§ **What is required**: Will you repeat only the lines from the one with "Reproduce this chart with matplotlib." through the one with "plt.rcParams['mathtext.it'] = 'Liberation", both included, leaving every picture out?

(Charts and diagrams as code)
START

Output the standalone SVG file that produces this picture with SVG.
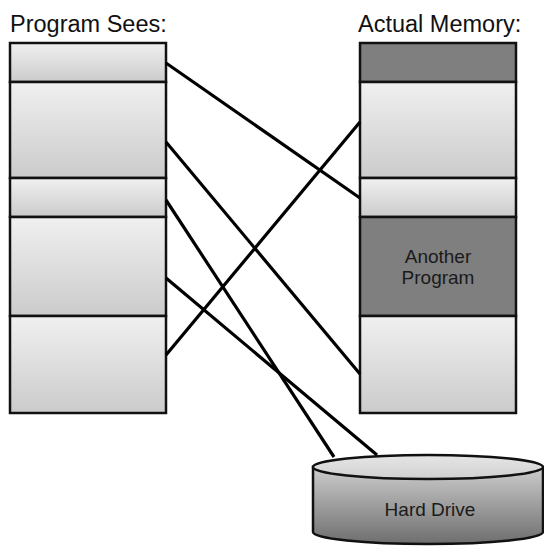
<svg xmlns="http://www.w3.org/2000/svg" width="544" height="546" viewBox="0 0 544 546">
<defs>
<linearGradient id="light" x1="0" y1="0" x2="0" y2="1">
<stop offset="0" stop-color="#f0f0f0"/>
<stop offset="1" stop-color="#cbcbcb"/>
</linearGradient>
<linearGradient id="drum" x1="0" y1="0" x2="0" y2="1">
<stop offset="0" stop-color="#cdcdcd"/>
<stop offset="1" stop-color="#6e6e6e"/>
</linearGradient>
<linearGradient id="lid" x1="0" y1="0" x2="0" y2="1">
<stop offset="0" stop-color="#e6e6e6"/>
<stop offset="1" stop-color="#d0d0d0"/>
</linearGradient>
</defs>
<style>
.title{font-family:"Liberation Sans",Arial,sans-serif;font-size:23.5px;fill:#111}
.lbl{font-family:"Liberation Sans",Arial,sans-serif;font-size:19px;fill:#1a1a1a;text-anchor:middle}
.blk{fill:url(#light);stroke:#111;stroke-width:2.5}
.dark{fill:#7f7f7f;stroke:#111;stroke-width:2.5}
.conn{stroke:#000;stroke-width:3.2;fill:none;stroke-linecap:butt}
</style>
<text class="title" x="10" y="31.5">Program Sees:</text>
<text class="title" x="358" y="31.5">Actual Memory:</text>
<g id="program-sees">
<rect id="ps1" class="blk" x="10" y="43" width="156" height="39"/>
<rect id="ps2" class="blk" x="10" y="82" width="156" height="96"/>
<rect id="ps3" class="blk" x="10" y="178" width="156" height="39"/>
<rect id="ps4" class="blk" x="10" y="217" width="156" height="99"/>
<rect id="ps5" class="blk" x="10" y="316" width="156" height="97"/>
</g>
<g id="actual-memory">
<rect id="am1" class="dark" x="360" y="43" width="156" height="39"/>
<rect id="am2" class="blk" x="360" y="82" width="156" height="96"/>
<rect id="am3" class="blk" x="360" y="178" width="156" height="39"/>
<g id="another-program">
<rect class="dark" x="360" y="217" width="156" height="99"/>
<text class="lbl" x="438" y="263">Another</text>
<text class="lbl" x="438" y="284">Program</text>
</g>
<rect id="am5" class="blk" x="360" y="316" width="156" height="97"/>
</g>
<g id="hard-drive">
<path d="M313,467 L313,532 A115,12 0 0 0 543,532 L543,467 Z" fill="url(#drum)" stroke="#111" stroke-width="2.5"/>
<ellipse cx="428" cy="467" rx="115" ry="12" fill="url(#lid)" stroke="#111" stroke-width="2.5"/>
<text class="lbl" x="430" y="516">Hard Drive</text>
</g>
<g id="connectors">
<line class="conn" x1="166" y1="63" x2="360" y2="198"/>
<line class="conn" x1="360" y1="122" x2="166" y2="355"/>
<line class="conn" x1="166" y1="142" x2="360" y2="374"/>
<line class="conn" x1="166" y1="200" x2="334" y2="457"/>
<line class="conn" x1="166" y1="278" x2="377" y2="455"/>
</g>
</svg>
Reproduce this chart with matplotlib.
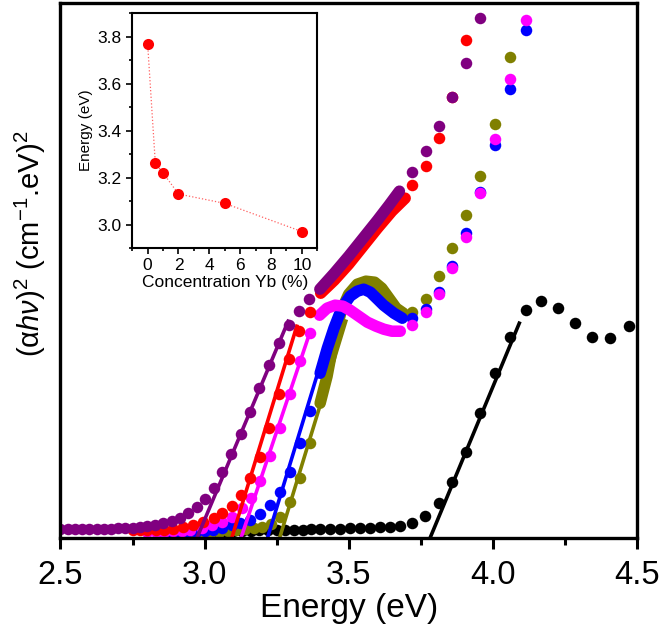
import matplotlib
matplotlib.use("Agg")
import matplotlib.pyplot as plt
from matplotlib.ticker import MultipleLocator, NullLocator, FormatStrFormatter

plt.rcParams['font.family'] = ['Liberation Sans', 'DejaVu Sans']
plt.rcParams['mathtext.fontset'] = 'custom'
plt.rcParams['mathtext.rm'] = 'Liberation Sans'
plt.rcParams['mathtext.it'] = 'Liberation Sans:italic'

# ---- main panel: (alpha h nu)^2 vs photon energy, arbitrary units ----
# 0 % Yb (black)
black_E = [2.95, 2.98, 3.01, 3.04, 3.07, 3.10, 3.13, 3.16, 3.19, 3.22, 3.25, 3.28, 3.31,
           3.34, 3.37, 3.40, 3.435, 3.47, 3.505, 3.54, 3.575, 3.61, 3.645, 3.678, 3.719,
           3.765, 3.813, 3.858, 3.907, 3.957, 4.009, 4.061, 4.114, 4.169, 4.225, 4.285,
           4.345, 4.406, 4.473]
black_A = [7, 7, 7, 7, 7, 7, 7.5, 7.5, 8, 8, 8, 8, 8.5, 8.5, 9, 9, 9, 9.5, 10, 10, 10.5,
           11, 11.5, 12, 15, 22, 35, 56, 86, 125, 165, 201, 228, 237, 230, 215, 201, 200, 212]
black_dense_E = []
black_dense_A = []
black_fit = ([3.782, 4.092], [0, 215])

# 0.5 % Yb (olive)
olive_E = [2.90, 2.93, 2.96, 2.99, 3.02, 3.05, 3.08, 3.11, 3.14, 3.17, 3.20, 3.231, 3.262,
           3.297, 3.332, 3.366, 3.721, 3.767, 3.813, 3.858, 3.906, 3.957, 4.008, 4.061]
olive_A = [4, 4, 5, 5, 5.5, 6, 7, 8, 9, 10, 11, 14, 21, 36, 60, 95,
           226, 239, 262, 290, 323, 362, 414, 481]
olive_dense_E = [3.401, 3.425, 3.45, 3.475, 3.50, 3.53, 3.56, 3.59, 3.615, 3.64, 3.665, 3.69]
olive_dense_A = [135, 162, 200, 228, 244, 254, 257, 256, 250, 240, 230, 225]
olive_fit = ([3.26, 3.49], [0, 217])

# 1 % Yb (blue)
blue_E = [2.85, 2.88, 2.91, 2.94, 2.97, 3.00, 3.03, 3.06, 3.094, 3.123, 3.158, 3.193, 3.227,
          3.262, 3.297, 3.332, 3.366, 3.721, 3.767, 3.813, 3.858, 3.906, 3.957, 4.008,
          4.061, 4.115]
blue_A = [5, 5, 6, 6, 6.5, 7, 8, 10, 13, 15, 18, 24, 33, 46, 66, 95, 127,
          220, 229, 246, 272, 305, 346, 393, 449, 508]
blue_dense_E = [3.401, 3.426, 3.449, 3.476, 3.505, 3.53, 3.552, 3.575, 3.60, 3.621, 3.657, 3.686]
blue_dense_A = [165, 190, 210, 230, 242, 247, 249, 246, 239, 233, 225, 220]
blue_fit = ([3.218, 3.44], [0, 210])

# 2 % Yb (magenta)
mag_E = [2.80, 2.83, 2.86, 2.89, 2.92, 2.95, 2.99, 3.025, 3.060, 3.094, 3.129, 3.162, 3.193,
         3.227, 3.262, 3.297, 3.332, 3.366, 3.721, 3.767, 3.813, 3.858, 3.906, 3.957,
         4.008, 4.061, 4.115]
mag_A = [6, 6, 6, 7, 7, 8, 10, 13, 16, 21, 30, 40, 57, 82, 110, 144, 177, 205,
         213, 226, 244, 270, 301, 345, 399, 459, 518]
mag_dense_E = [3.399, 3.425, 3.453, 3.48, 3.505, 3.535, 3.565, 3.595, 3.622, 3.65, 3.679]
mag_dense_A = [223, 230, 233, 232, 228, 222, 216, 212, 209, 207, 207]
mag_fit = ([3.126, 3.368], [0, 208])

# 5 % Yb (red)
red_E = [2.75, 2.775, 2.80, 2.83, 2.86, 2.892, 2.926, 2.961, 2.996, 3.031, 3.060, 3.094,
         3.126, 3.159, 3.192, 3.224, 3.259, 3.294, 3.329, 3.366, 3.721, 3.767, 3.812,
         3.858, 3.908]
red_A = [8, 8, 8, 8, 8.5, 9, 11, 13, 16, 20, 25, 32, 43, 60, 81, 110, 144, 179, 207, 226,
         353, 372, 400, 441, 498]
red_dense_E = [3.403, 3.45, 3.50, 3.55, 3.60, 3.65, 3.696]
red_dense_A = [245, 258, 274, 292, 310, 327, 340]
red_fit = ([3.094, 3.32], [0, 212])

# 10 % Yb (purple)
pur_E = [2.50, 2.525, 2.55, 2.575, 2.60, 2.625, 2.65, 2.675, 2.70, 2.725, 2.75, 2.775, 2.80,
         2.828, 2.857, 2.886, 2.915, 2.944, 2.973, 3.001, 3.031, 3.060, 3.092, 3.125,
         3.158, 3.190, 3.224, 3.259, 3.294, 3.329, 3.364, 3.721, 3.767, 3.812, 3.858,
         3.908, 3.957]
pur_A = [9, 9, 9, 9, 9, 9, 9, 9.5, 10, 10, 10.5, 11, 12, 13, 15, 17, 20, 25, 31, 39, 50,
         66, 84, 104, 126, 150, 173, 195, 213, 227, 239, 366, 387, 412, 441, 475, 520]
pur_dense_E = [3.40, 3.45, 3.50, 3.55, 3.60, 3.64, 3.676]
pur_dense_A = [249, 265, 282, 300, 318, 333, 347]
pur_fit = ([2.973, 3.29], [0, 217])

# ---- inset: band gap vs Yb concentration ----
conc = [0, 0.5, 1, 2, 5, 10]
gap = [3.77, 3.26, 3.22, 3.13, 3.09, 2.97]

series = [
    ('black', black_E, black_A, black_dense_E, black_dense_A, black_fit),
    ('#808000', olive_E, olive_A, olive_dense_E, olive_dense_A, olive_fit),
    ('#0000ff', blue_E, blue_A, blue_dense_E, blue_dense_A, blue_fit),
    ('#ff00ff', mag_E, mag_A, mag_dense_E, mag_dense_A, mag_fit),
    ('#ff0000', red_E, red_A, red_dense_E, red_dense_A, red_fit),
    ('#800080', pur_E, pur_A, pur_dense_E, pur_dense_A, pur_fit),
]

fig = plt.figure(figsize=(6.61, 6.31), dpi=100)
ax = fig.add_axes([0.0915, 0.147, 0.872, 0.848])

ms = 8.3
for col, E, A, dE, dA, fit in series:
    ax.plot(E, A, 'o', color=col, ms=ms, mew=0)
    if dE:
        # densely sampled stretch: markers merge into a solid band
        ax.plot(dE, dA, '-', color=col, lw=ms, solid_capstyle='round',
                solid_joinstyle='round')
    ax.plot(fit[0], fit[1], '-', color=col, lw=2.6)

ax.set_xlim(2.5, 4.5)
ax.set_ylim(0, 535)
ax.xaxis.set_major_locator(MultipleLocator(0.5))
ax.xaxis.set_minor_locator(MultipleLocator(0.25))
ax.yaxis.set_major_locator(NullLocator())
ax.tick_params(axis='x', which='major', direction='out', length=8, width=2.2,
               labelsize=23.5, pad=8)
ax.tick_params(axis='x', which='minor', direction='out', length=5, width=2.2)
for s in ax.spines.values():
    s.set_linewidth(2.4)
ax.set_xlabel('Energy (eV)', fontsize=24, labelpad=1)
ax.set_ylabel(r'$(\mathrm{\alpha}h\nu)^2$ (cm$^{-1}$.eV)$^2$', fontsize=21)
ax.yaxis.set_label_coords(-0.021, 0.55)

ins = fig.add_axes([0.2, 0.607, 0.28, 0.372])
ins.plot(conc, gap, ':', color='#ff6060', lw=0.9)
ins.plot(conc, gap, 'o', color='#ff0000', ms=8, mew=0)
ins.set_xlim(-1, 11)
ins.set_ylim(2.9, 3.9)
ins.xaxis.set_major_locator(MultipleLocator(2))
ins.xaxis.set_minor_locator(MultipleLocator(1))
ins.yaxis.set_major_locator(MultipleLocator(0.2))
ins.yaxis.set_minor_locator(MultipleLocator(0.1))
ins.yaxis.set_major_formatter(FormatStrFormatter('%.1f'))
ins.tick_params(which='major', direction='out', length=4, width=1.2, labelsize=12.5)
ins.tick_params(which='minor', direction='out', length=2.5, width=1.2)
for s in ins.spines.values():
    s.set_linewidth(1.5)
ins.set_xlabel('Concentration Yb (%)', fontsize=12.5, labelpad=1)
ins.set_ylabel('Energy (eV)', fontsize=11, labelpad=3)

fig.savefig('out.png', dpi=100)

END

§ **The output**:
Reproduce this chart with matplotlib.
import matplotlib
matplotlib.use("Agg")
import matplotlib.pyplot as plt
from matplotlib.ticker import MultipleLocator, NullLocator, FormatStrFormatter

plt.rcParams['font.family'] = ['Liberation Sans', 'DejaVu Sans']
plt.rcParams['mathtext.fontset'] = 'custom'
plt.rcParams['mathtext.rm'] = 'Liberation Sans'
plt.rcParams['mathtext.it'] = 'Liberation Sans:italic'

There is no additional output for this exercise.